Vulgar (stylized in all caps) is the fourth studio album by Japanese heavy metal band Dir En Grey released on September 10, 2003 in Japan and on February 21, 2006 in Europe. A limited edition containing an additional DVD was also released. It featured the video of the song "Obscure", albeit a censored version.

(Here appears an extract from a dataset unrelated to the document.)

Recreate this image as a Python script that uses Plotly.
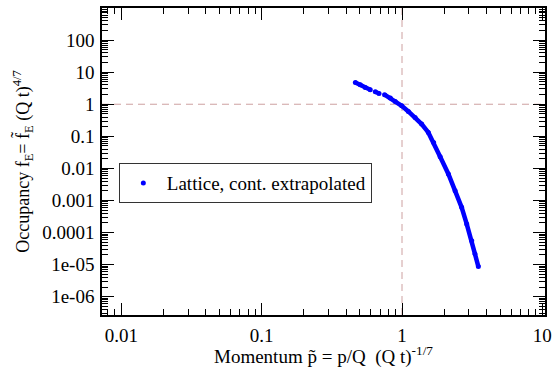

Vulgar is the first Dir En Grey release not to feature individual credits for the music, though the preceding singles featured individual credits.

Track listing

Personnel
Dir En Grey
Kyo - Vocals, lyricist
Die - Guitar, composer
Kaoru - Guitar, composer
Toshiya - Bass guitar, composer
Shinya - Drums, composer

Notes
 "蝕紅" offers several ways of romanization, namely "Shokubeni"  and "Syokubeni" (a variation utilizing Kunrei-shiki romanization). "Syokubeni" was once used on Dir En Grey's official site, although mention in most other media (including release booklets) the Hepburn romanization style is used, giving the title as "Shokubeni".
 A re-recording of "Shokubeni" appears as a b-side on their 2009 single "Hageshisa to, Kono Mune no Naka de Karamitsuita Shakunetsu no Yami", recorded only in one take.
 A re-recording of "Obscure" appears as a b-side on their 2011 single "Lotus".
 A re-recording of "Kasumi" appears on their 2013 mini-album The Unraveling.
 A re-recording of "The IIID Empire" appears on their 2018 "best of" compilation Vestige of Scratches.